Lynne MacTavish, the operations manager at Mankwe Wildlife Reserve in South Africa’s North West province, is doing everything she can to avoid such a scenario. Her 11,700-acre reserve should be crawling with visiting researchers and tourists. But since the coronavirus arrived, it’s just been her and a skeleton crew.
“We’re in a situation of zero income, and our expenses are actually going up all the time just trying to fight off the poachers and protect the reserve,” MacTavish said. “To say it’s desperate is an understatement. We’re really in crisis here.”
To avoid layoffs, MacTavish has stopped collecting a salary and has cut the pay of her fellow managers by 30%. But that will only keep the reserve above water for another three or four months. If things don’t improve, she may be forced to make difficult decisions.
“Our staff is made up of people from all parts of Southern Africa, and collectively they are supporting 131 dependents. Many of these dependents are from Malawi and Zimbabwe and other countries facing starvation,” MacTavish said. “They rely heavily on us in order to feed their families, and we can’t just turn our back on them.”
MacTavish expects to see more poaching in the coming months if the economic situation doesn’t improve. “We’ve had a few incursions recently, but I’m expecting an onslaught if this lockdown carries on for months on end.”
“We can expect not only poaching of rhinoceros and elephant and other iconic animals, but we can also expect a spike in bushmeat poaching across the continent,” he said. “There are going to be a lot of people that are not earning a living and they will turn on the natural world and you cannot blame them.

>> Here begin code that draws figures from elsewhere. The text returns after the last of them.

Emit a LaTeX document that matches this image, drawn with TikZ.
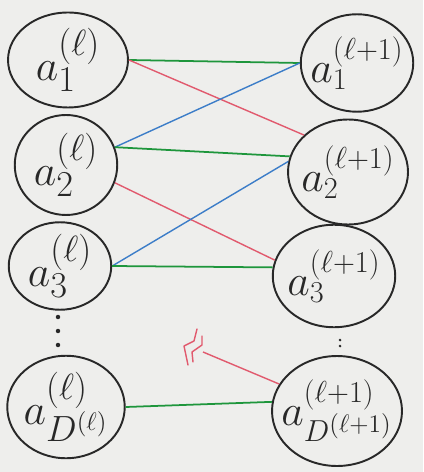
\documentclass[tikz,border=0pt]{standalone}
\usetikzlibrary{shapes.geometric}
\definecolor{ink}{RGB}{40,40,40}
\definecolor{paper}{RGB}{238,238,236}
\definecolor{lgreen}{RGB}{30,150,60}
\definecolor{lred}{RGB}{225,90,110}
\definecolor{lblue}{RGB}{60,125,200}
\begin{document}
\begin{tikzpicture}[x=0.02cm,y=-0.02cm,
  unit/.style={ellipse,draw=ink,line width=1.1pt,inner sep=0pt},
  lab/.style={inner sep=0pt,font=\fontsize{31}{33}\selectfont,text=ink},
  labr/.style={inner sep=0pt,font=\fontsize{27}{29}\selectfont,text=ink},
  gline/.style={lgreen,line width=1pt},
  rline/.style={lred,line width=0.8pt},
  bline/.style={lblue,line width=0.8pt}]
\fill[paper] (0,0) rectangle (423,472);
\useasboundingbox (0,0) rectangle (423,472);
% left column
\node[unit,minimum width=2.4cm,minimum height=1.9cm,label={[lab]center:$a^{(\ell)}_{1}$}] (L1) at (68,60) {};
\node[unit,minimum width=2.05cm,minimum height=2.0cm,label={[lab]center:$a^{(\ell)}_{2}$}] (L2) at (66,165) {};
\node[unit,minimum width=2.05cm,minimum height=1.75cm,label={[lab]center:$a^{(\ell)}_{3}$}] (L3) at (60,266) {};
\node[unit,minimum width=2.35cm,minimum height=2.05cm,label={[lab]center:$a^{(\ell)}_{D^{(\ell)}}$}] (L4) at (66,407) {};
% right column
\node[unit,minimum width=2.25cm,minimum height=1.95cm,label={[labr]center:$a^{(\ell+1)}_{1}$}] (R1) at (357,63) {};
\node[unit,minimum width=2.4cm,minimum height=2.1cm,label={[labr]center:$a^{(\ell+1)}_{2}$}] (R2) at (348,172) {};
\node[unit,minimum width=2.45cm,minimum height=2.05cm,label={[labr]center:$a^{(\ell+1)}_{3}$}] (R3) at (334,276) {};
\node[unit,minimum width=2.6cm,minimum height=2.2cm,label={[labr]center:$a^{(\ell+1)}_{D^{(\ell+1)}}$}] (R4) at (337,411) {};
% vertical dots
\node[circle,fill=ink,inner sep=0.9pt] (d1) at (58,317) {};
\node[circle,fill=ink,inner sep=0.9pt] (d2) at (58,331) {};
\node[circle,fill=ink,inner sep=0.9pt] (d3) at (58,345) {};
\node[circle,fill=ink,inner sep=0.6pt] (e1) at (340,340) {};
\node[circle,fill=ink,inner sep=0.6pt] (e2) at (340,346) {};
% connectors
\draw[gline] (L1.east) -- (R1.west);
\draw[rline] (L1.east) -- (R2.140);
\draw[bline] (L2.20) -- (R1.west);
\draw[gline] (L2.20) -- (R2.165);
\draw[rline] (L2.-20) -- (R3.165);
\draw[bline] (L3.east) -- (R2.170);
\draw[gline] (L3.east) -- (R3.172);
\draw[gline] (L4.east) -- (R4.172);
\coordinate (c) at (203,352);
\draw[rline] (R4.155) -- (c);
\draw[rline,line cap=round,line join=round] (188,365) -- (184,346) -- (194,341) -- (197,329);
\draw[rline,line cap=round,line join=round] (193,362) -- (192,352) -- (202,345) -- (202,336);
\end{tikzpicture}
\end{document}
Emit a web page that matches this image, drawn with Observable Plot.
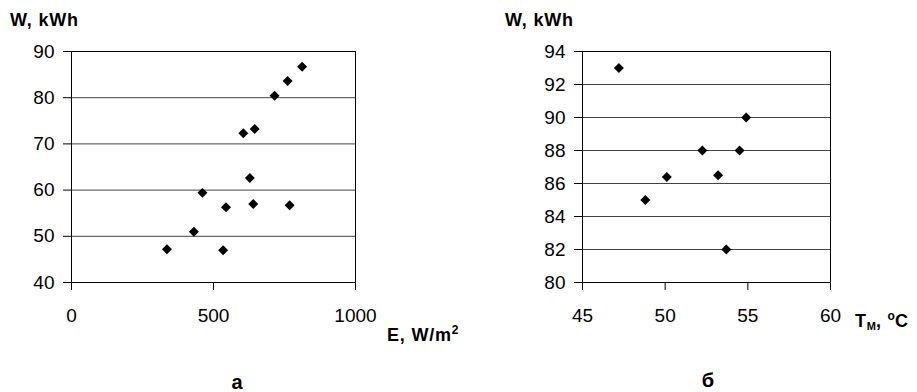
<!DOCTYPE html>
<html>
<head>
<meta charset="utf-8">
<script src="https://cdn.jsdelivr.net/npm/d3@7"></script>
<script src="https://cdn.jsdelivr.net/npm/@observablehq/plot@0.6"></script>
<style>
  html, body { margin: 0; padding: 0; background: #fff; }
  #wrap { position: relative; width: 917px; height: 392px; overflow: hidden; background: #fff; }
  #wrap svg { position: absolute; top: 0; }
  .lbl { position: absolute; font-family: "Liberation Sans", Arial, sans-serif; font-weight: bold;
         font-size: 18px; line-height: 18px; letter-spacing: 0.8px; color: #000; white-space: nowrap; }
  .lbl sup { font-size: 12px; line-height: 0; vertical-align: 7px; letter-spacing: 0; }
  .lbl sub { font-size: 11px; line-height: 0; vertical-align: -3px; letter-spacing: 0; }
  .cap { position: absolute; font-family: "Liberation Sans", Arial, sans-serif; font-weight: bold;
         font-size: 20px; line-height: 16px; text-align: center; width: 100px; color: #000; }
</style>
</head>
<body>
<div id="wrap"></div>
<script>
// Panel а: irradiance E (W/m2) vs energy W (kWh)
const aE = [336, 431, 461, 534, 544, 605, 645, 628, 640, 715, 761, 768, 812];
const aW = [47.2, 51.0, 59.4, 47.0, 56.3, 72.3, 73.2, 62.6, 57.0, 80.4, 83.6, 56.7, 86.7];
const aXTicks = [0, 500, 1000];
const aYTicks = [40, 50, 60, 70, 80, 90];

// Panel б: module temperature T_M (°C) vs energy W (kWh)
const bT = [47.2, 48.8, 50.1, 52.25, 53.2, 53.7, 54.5, 54.9];
const bW = [93.0, 85.0, 86.4, 88.0, 86.5, 82.0, 88.0, 90.0];
const bXTicks = [45, 50, 55, 60];
const bYTicks = [80, 82, 84, 86, 88, 90, 92, 94];

const aData = aE.map((e, i) => ({x: e, y: aW[i]}));
const bData = bT.map((t, i) => ({x: t, y: bW[i]}));

function panel(data, xDomain, xTicks, yDomain, yTicks, dims) {
  return Plot.plot({
    width: dims.width, height: 392,
    marginLeft: dims.ml, marginRight: dims.mr, marginTop: 51, marginBottom: 110,
    style: {fontFamily: "'Liberation Sans', Arial, sans-serif", fontSize: "19px", color: "#000", background: "transparent", overflow: "visible"},
    x: {domain: xDomain},
    y: {domain: yDomain},
    marks: [
      Plot.gridY(yTicks, {stroke: "#444", strokeOpacity: 1}),
      Plot.frame({stroke: "#000"}),
      Plot.axisX({ticks: xTicks, tickSize: 8, tickPadding: 18, tickFormat: d => String(d), label: null}),
      Plot.axisY({ticks: yTicks, tickSize: 8, tickPadding: 9, tickFormat: d => String(d), label: null}),
      Plot.dot(data, {x: "x", y: "y", symbol: "diamond2", fill: "#000", stroke: "none", r: 4.5})
    ]
  });
}

const wrap = document.getElementById("wrap");
const pa = panel(aData, [0, 1000], aXTicks, [40, 90], aYTicks, {width: 458, ml: 71, mr: 103});
pa.style.left = "0px";
wrap.appendChild(pa);
const pb = panel(bData, [45, 60], bXTicks, [80, 94], bYTicks, {width: 459, ml: 124, mr: 87});
pb.style.left = "458px";
wrap.appendChild(pb);

function addLabel(html, left, top, cls) {
  const d = document.createElement("div");
  d.className = cls;
  d.innerHTML = html;
  d.style.left = left + "px";
  d.style.top = top + "px";
  wrap.appendChild(d);
}
addLabel("W, kWh", 10, 10.8, "lbl");
addLabel("W, kWh", 505, 10.8, "lbl");
addLabel("E, W/m<sup>2</sup>", 387, 325.8, "lbl");
addLabel("T<sub>M</sub>, <sup>o</sup>C", 855, 311.8, "lbl");
addLabel("а", 187, 373.5, "cap");
addLabel("б", 658, 371.5, "cap");
</script>
</body>
</html>
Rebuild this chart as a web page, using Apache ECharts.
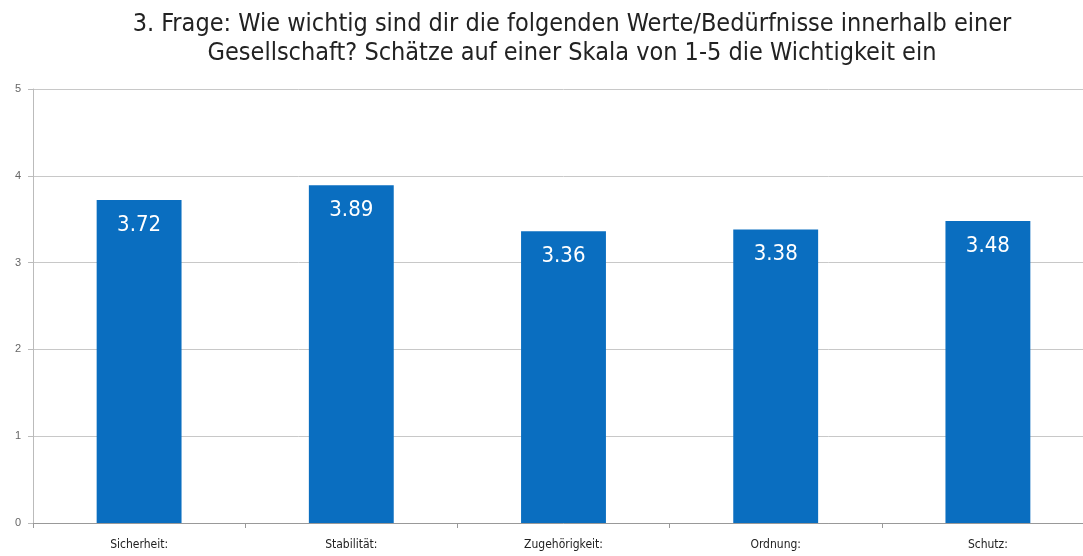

These are hungry people.”
In the hopes of alleviating the situation, the Nature Conservancy, a U.S.-based environmental organization, recently began raising money for cash-strapped parks, conservancies and private reserves in Africa that need help paying rangers and guards.
While the full impact of the coronavirus on Africa’s wildlife remains to be seen, the events of the past two weeks illustrate the risks of relying too heavily on tourism to support conservation.
Catherine Semcer, a research fellow with the Property and Environment Research Center in North Carolina, believes the only way to prevent this from happening again is to diversify the sources of revenue that support wildlife conservation.
“We don’t want to decouple conservation from tourism, but I think we need to expand the range of sectors that support it,” she said.
Until this happens, Africa’s wildlife will remain in jeopardy and conservationists like Jacobs will continue getting calls about orphaned baby rhinos.
“If I get called out 10 times a day, I’m going to fly 10 times a day. I’ll fly as long as the finances can hold it,” he said.